À cabeça, e porque as comparações são sempre inevitáveis, “Hounds” faz lembrar “Good Time”, dos Safdie Brothers, tresloucada viagem pelo submundo de Nova Iorque, onde Connie Nikas (Robert Pattinson) tenta desesperadamente arranjar dinheiro para resgatar o irmão (Benny Safdie) portador de uma deficiência mental. É um dos exemplos que Kamal Lazarq dá ao Observador como fonte de inspiração. Nunca seria suficiente como enquadramento, mas é mais um momento que testemunha a relação que Lazarq tem com o cinema: primeiro é um espectador. “É difícil explicar porque quis tornar-me realizador mas fui descobrindo alguns filmes e percebi o poder do cinema. Queria ser jornalista mas mudei. Claro que é um risco ser realizador em Marrocos, mas quero continuar neste universo. Estou muito ligado a Casablanca. Queria que ‘Hounds’ fosse universal mesmo sendo um filme local. Há muito por contar, quando não há nada a perder, tornas-te numa personagem”. A veia artística apoderou-se do lado documental.

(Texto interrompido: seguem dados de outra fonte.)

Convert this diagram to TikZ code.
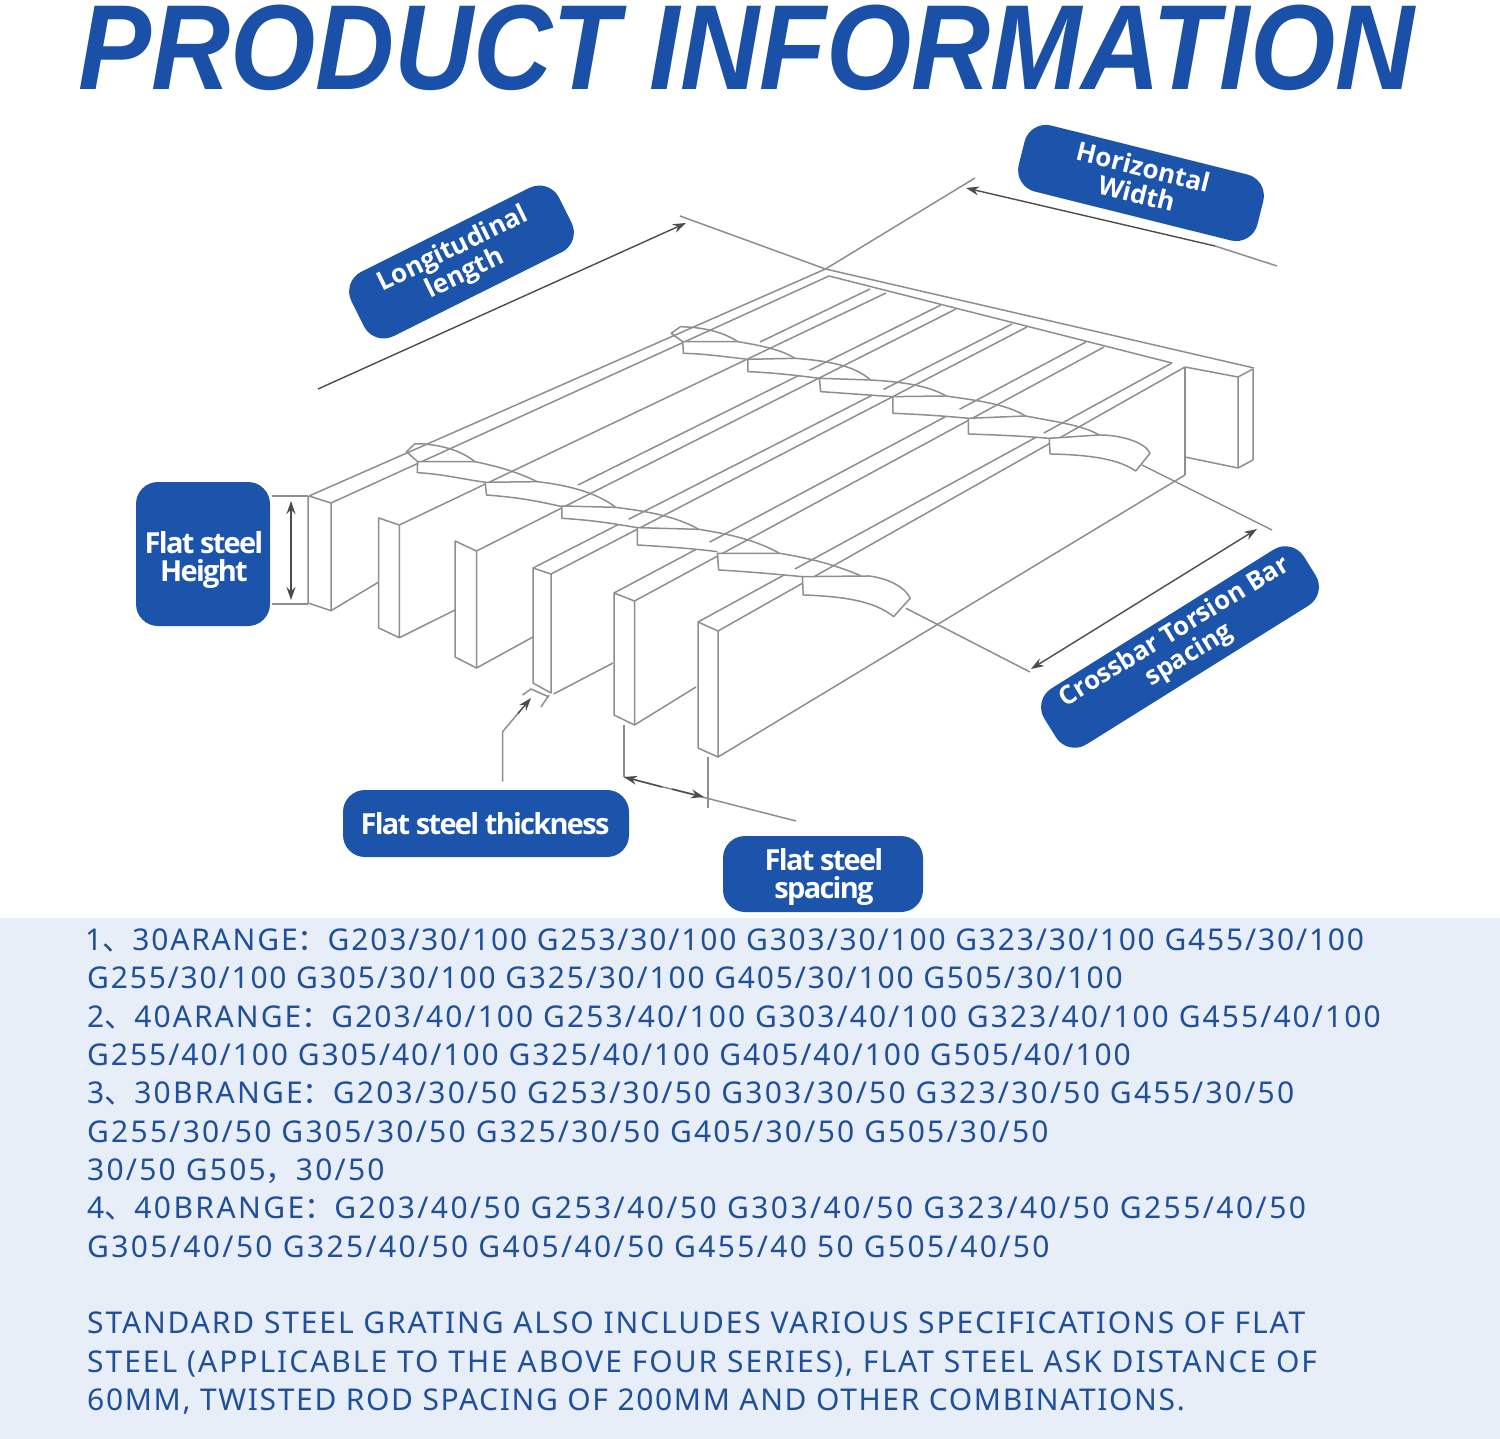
\documentclass[tikz,border=0pt]{standalone}
\usepackage{fontspec}
\usetikzlibrary{arrows.meta}
\setmainfont[LetterSpace=5.4]{Noto Sans}
\newfontfamily\cjk{Noto Sans CJK SC}
\newfontfamily\ttl[FakeStretch=0.905]{Liberation Sans Bold Italic}
\newfontfamily\lblf[LetterSpace=-6]{Open Sans Bold}
\newfontfamily\lblg{Open Sans Bold}
\definecolor{blu}{HTML}{1C54AC}
\definecolor{txtc}{HTML}{1F5099}
\definecolor{panel}{HTML}{E8EEF7}
\definecolor{ttlc}{HTML}{1B50A8}
\definecolor{ln}{HTML}{8E8E8E}
\newcommand{\twp}[6]{\fill[white] #1--#2--#3 .. controls #4 and #5 .. #6--cycle; \draw[line] #2--#1--#6 .. controls #5 and #4 .. #3;}
\newcommand{\lsp}[1]{\addfontfeature{LetterSpace=#1}}
\tikzset{
 line/.style={draw=ln,line width=1.5pt,line join=round},
 dim/.style={draw=black!70,line width=1.4pt,-{Stealth[length=13pt,width=9pt]}},
 dimb/.style={draw=black!70,line width=1.4pt,{Stealth[length=13pt,width=9pt]}-{Stealth[length=13pt,width=9pt]}},
 pill/.style={fill=blu,rounded corners=22pt,inner sep=0pt,anchor=center},
 lbl/.style={text=white,align=center,inner sep=0pt},
 bodyl/.style={anchor=base west,text=txtc,inner sep=0pt,font=\fontsize{30}{36}\selectfont},
 zoomA/.style={shift={(280,420)},xscale=0.4146,yscale=0.3333},
 zoomB/.style={shift={(650,170)},xscale=0.4082,yscale=0.3333},
}
\begin{document}
\begin{tikzpicture}[x=1pt,y=-1pt]
\useasboundingbox (0,0) rectangle (1500,1439);
\fill[white] (0,0) rectangle (1500,1439);
\fill[panel] (0,918) rectangle (1500,1439);
\node[anchor=base west,inner sep=0pt,text=ttlc] (title) at (78,90)
  {\ttl\fontsize{121}{130}\selectfont PRODUCT INFORMATION};

% long bar lines
\draw[line] (309,496)--(825.5,269);
\draw[line] (331,503)--(829,276);
\draw[line] (399.4,525)--(886,293);
\draw[line] (760,342)--(870,289);
\draw[line] (476.5,551)--(956,309);
\draw[line] (578,485)--(941,305);
\draw[line] (533,568)--(1012,324);
\draw[line] (551,574)--(1027,327);
\draw[line] (614,593)--(1086,342);
\draw[line] (634.5,601)--(1104,347);
\draw[line] (698,622)--(1172,363);
\draw[line] (718,631)--(1185,367);
% rear bar
\draw[line] (825.5,269)--(1254,368);
\draw[line] (829,276)--(1172,363);
\draw[line] (1185,367)--(1238,377)--(1253,369);
\draw[line] (1185,367)--(1185,475);
\draw[line] (1238,377)--(1238,468)--(1185,457);
\draw[line] (1253,369)--(1253,460)--(1238,468);
\draw[line] (718,757)--(1185,475);
% front bars
\draw[line] (309,496)--(331,503)--(331,610.7)--(308,603)--(308,496);
\draw[line] (331,610.7)--(378.7,582);
\draw[line,fill=white] (378.7,518)--(399.4,525)--(399.4,637.7)--(378.7,628)--cycle;
\draw[line] (399.4,637.7)--(455,610);
\draw[line,fill=white] (455,541)--(476.5,551)--(476.5,668)--(455,657)--cycle;
\draw[line] (476.5,668)--(533,637);
\draw[line,fill=white] (533,568)--(551,574)--(551,693)--(533,683)--cycle;
\draw[line] (553.6,694)--(613,663);
\draw[line,fill=white] (614,593)--(634.5,601)--(634.5,725)--(614,715)--cycle;
\draw[line] (634.5,725)--(696,687);
\draw[line,fill=white] (698,622)--(718,631)--(718,757)--(698,748)--cycle;

% front twist
\begin{scope}[zoomA]
 \draw[line] (332,125)--(305,95)--(325,72)--(350,72);
 \twp{(332,125)}{(470,125)}{(495,187)}{(430,175)}{(390,162)}{(331,158)}
 \twp{(495,187)}{(620,185)}{(680,260)}{(610,240)}{(570,232)}{(498,225)}
 \twp{(680,258)}{(810,262)}{(862,323)}{(800,310)}{(750,300)}{(680,295)}
 \twp{(862,323)}{(1010,328)}{(1055,395)}{(990,385)}{(930,380)}{(862,375)}
 \twp{(1055,400)}{(1205,400)}{(1260,470)}{(1190,462)}{(1130,455)}{(1058,450)}
 \fill[white] (1260,470)--(1420,468) .. controls (1470,475) and (1510,505) .. (1520,535)--(1480,590) .. controls (1440,550) and (1380,530) .. (1262,525)--cycle;
 \draw[line] (1260,470)--(1420,468) .. controls (1470,475) and (1510,505) .. (1520,535)--(1480,590) .. controls (1440,550) and (1380,530) .. (1262,525)--cycle;
 \draw[line] (350,72) .. controls (410,80) and (445,100) .. (470,125)
   .. controls (530,140) and (580,160) .. (620,185)
   .. controls (690,195) and (760,215) .. (810,262)
   .. controls (870,272) and (950,285) .. (1010,328)
   .. controls (1070,340) and (1140,355) .. (1205,400)
   .. controls (1280,415) and (1340,435) .. (1400,467);
 \coordinate (extA) at (1510,565);
\end{scope}
% rear twist
\begin{scope}[zoomB]
 \draw[line] (80,515)--(52,490)--(75,470)--(105,472);
 \twp{(80,515)}{(215,515)}{(240,568)}{(180,560)}{(140,552)}{(82,550)}
 \twp{(240,568)}{(355,565)}{(415,625)}{(350,615)}{(300,608)}{(240,605)}
 \twp{(415,625)}{(540,630)}{(595,680)}{(530,675)}{(480,670)}{(418,665)}
 \twp{(595,680)}{(725,678)}{(780,745)}{(720,738)}{(660,733)}{(595,730)}
 \twp{(780,745)}{(920,738)}{(978,805)}{(910,798)}{(850,795)}{(780,792)}
 \fill[white] (978,805)--(1100,795) .. controls (1160,795) and (1215,820) .. (1225,850)--(1190,903) .. controls (1150,870) and (1090,855) .. (980,852)--cycle;
 \draw[line] (978,805)--(1100,795) .. controls (1160,795) and (1215,820) .. (1225,850)--(1190,903) .. controls (1150,870) and (1090,855) .. (980,852)--cycle;
 \draw[line] (105,472) .. controls (160,480) and (190,495) .. (215,515)
   .. controls (290,530) and (330,545) .. (355,565)
   .. controls (430,572) and (500,585) .. (540,630)
   .. controls (610,635) and (680,645) .. (725,678)
   .. controls (790,690) and (870,700) .. (920,738)
   .. controls (990,755) and (1060,765) .. (1100,795);
 \coordinate (extB) at (1205,885);
\end{scope}

% extension and dimension lines
\coordinate (c0) at (825.5,269);
\draw[line] (680,216)--(c0);
\draw[line] (975,178)--(c0);
\draw[line] (extB)--(1272,530);
\draw[line] (extA)--(1030,672);
\draw[dim] (318,389)--(686,223);
\draw[dim] (1215,246)--(966,188);
\draw[line] (1215,246)--(1277,266);
\draw[dimb] (1031,669)--(1257,529);
\draw[dimb] (291,501)--(291,600);
\draw[line] (272,496)--(308,496);
\draw[line] (272,604)--(308,604);
\draw[line] (502.6,781.7)--(502.6,731.7)--(520,711);
\draw[dim] (518,713.5)--(531,698);
\draw[line] (522.5,695)--(531,689)--(549,697);
\draw[line] (541,707)--(549,695);
% spacing
\draw[line] (624,725)--(624,777);
\draw[line] (708,757)--(708,808);
\draw[line] (624,777)--(796,821);
\draw[dim] (662,787)--(624,777);
\draw[dim] (672,789)--(704,797);

% labels
\node[pill,minimum width=232pt,minimum height=72pt,rotate=26.5] (longl) at (461.5,262) {};
\node[pill,minimum width=246pt,minimum height=68pt,rotate=-14] (horw) at (1141,183) {};
\node[pill,minimum width=306pt,minimum height=66pt,rotate=32] (cross) at (1180,647) {};
\node[pill,minimum width=134pt,minimum height=144pt] (hgt) at (203,554) {};
\node[pill,minimum width=286pt,minimum height=67pt] (thk) at (486,823.5) {};
\node[pill,minimum width=200pt,minimum height=76pt] (spc) at (823,874) {};
\node[lbl,rotate=26,font=\lblg\fontsize{26}{27}\selectfont] (longt) at (459,262) {Longitudinal\\length};
\node[lbl,rotate=-14,font=\lblg\fontsize{26}{27}\selectfont] (hort) at (1140,180) {Horizontal\\Width};
\node[lbl,rotate=31.5,font=\lblg\fontsize{25.7}{27}\selectfont] (crosst) at (1182,644) {Crossbar Torsion Bar\\spacing};
\node[lbl,font=\lblf\fontsize{29}{28}\selectfont] (hgtt) at (204,560) {Flat steel\\Height};
\node[lbl,font=\lblf\fontsize{29}{28}\selectfont] (thkt) at (485,824) {Flat steel thickness};
\node[lbl,font=\lblf\fontsize{29}{28}\selectfont] (spct) at (824,877) {Flat steel\\spacing};

% body text
\node[bodyl] (l1) at (85,950) {\lsp{6.05}1{\cjk 、}30ARANGE{\cjk ：}G203/30/100 G253/30/100 G303/30/100 G323/30/100 G455/30/100};
\node[bodyl] (l2) at (87,988) {\lsp{6.0}G255/30/100 G305/30/100 G325/30/100 G405/30/100 G505/30/100};
\node[bodyl] (l3) at (87,1027) {\lsp{6.85}2{\cjk 、}40ARANGE{\cjk ：}G203/40/100 G253/40/100 G303/40/100 G323/40/100 G455/40/100};
\node[bodyl] (l4) at (87,1065) {\lsp{6.5}G255/40/100 G305/40/100 G325/40/100 G405/40/100 G505/40/100};
\node[bodyl] (l5) at (87,1103) {\lsp{7.4}3{\cjk 、}30BRANGE{\cjk ：}G203/30/50 G253/30/50 G303/30/50 G323/30/50 G455/30/50};
\node[bodyl] (l6) at (87,1142) {\lsp{7.4}G255/30/50 G305/30/50 G325/30/50 G405/30/50 G505/30/50};
\node[bodyl] (l7) at (87,1180) {\lsp{7.4}30/50 G505{\cjk ，}30/50};
\node[bodyl] (l8) at (87,1218) {\lsp{8.1}4{\cjk 、}40BRANGE{\cjk ：}G203/40/50 G253/40/50 G303/40/50 G323/40/50 G255/40/50};
\node[bodyl] (l9) at (87,1257) {\lsp{7.85}G305/40/50 G325/40/50 G405/40/50 G455/40 50 G505/40/50};
\node[bodyl] (l10) at (87,1333) {\lsp{6.25}STANDARD STEEL GRATING ALSO INCLUDES VARIOUS SPECIFICATIONS OF FLAT};
\node[bodyl] (l11) at (87,1372) {\lsp{6.6}STEEL (APPLICABLE TO THE ABOVE FOUR SERIES), FLAT STEEL ASK DISTANCE OF};
\node[bodyl] (l12) at (87,1410) {\lsp{5.5}60MM, TWISTED ROD SPACING OF 200MM AND OTHER COMBINATIONS.};
\end{tikzpicture}
\end{document}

Para o futuro, já se percebeu que Kamal Lazarq não quer sair deste lugar. Quando questionado se estaria interessado em vir filmar para Portugal, país tão próximo de Marrocos e cada vez mais atrativo para produções estrangeiras — ainda que as questões com o cash rebate continuem a dar voltas à cabeça do pessoal do cinema –, só faltou ao realizador marroquino acenar negativamente com a cabeça. As reações que levou da riviera francesa não parecem dar-lhe qualquer sensação de deslumbramento. Nada mau para quem umas semanas antes ainda estava a finalizar “Hounds”. É o primeiro e, para já, único realizador da família. A primeira longa-metragem mostrou-lhe as dificuldades de assegurar financiamento e de estar constantemente a mudar o guião, como se estivesse permanentemente a fugir de um crime que o persegue num qualquer subúrbio de Casablanca. As tais coincidências tenebrosas.